**Required task:** Using the data below, output the first line and every line after it up to and including the line containing "const RED = '#ff0000';", exactly as written and with nothing added.

**Dataset section:**
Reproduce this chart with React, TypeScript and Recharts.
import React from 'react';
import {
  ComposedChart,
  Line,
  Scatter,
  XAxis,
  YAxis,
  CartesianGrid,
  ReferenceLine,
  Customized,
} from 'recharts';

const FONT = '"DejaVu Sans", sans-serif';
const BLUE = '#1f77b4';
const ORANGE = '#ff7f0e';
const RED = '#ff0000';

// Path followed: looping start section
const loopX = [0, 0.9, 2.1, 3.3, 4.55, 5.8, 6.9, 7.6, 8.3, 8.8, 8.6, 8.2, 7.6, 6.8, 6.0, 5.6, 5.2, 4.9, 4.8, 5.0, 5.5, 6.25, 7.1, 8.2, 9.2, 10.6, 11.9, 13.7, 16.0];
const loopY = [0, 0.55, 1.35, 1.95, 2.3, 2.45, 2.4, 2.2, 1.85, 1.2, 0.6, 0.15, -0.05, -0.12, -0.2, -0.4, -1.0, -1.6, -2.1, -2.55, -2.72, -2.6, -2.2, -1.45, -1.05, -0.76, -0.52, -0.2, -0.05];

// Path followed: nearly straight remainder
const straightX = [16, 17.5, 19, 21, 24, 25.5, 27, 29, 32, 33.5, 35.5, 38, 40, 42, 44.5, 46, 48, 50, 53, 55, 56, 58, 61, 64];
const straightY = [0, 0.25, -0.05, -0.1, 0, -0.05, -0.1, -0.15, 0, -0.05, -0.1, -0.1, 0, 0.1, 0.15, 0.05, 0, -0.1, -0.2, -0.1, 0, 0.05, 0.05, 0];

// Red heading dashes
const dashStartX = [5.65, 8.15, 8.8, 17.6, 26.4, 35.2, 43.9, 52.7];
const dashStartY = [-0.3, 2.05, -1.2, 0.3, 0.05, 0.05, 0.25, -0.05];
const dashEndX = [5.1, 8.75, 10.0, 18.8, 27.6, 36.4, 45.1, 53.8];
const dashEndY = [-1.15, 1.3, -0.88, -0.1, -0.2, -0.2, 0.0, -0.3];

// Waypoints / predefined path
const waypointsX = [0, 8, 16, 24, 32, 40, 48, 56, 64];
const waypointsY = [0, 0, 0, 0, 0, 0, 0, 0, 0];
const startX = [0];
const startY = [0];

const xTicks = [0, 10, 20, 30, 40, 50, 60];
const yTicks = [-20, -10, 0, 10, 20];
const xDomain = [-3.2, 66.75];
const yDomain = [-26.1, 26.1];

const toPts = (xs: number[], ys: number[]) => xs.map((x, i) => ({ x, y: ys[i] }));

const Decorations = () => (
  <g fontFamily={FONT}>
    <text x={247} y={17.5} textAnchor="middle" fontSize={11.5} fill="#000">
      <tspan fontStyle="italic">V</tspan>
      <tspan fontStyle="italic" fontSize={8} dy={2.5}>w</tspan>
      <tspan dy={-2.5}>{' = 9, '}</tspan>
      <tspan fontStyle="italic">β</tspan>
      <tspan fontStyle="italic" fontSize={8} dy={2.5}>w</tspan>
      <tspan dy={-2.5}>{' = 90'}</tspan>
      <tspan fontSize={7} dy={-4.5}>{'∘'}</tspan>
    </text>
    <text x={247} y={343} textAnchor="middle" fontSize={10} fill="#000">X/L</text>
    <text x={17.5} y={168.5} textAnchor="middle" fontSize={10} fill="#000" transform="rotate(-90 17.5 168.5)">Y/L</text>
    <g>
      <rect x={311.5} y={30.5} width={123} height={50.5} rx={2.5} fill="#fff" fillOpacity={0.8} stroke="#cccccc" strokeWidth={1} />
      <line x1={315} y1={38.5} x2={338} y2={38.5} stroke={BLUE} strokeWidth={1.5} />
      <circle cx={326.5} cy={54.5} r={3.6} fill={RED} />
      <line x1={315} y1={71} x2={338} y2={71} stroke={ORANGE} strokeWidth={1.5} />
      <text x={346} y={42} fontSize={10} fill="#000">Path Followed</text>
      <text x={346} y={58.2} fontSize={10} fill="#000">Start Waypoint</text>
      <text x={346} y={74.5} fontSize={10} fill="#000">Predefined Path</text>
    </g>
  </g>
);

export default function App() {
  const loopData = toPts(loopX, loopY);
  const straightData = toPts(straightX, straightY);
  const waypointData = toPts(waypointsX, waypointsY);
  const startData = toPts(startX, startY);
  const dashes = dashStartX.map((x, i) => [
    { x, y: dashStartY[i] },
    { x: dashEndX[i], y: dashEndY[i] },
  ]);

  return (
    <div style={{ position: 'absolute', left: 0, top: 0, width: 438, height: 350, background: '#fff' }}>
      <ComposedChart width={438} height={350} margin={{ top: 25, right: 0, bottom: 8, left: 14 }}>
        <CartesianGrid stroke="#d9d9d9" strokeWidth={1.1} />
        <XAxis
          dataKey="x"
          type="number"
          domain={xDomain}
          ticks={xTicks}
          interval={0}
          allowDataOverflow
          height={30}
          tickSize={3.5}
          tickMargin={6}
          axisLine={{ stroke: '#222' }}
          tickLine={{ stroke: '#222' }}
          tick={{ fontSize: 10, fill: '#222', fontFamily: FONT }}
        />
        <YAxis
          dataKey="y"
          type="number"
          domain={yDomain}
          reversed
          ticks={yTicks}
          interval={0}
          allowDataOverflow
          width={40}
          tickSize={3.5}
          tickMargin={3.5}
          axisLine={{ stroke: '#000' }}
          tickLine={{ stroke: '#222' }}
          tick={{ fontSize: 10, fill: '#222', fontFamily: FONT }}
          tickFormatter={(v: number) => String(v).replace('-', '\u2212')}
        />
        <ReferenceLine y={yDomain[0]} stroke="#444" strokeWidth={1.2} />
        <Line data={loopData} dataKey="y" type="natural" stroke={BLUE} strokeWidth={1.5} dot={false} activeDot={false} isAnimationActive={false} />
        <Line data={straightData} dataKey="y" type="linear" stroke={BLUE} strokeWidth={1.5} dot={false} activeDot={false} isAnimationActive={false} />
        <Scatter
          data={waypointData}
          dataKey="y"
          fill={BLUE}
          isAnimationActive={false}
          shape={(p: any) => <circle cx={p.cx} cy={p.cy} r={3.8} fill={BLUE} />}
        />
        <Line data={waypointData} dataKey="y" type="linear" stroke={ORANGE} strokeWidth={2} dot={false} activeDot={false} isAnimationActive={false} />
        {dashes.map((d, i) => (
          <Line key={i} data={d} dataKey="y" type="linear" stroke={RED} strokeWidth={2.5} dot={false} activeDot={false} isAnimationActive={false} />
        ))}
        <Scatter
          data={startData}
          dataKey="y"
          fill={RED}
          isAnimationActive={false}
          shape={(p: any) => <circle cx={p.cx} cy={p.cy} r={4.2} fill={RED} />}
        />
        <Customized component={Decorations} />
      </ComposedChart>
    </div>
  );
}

**Answer in full:**
Reproduce this chart with React, TypeScript and Recharts.
import React from 'react';
import {
  ComposedChart,
  Line,
  Scatter,
  XAxis,
  YAxis,
  CartesianGrid,
  ReferenceLine,
  Customized,
} from 'recharts';

const FONT = '"DejaVu Sans", sans-serif';
const BLUE = '#1f77b4';
const ORANGE = '#ff7f0e';
const RED = '#ff0000';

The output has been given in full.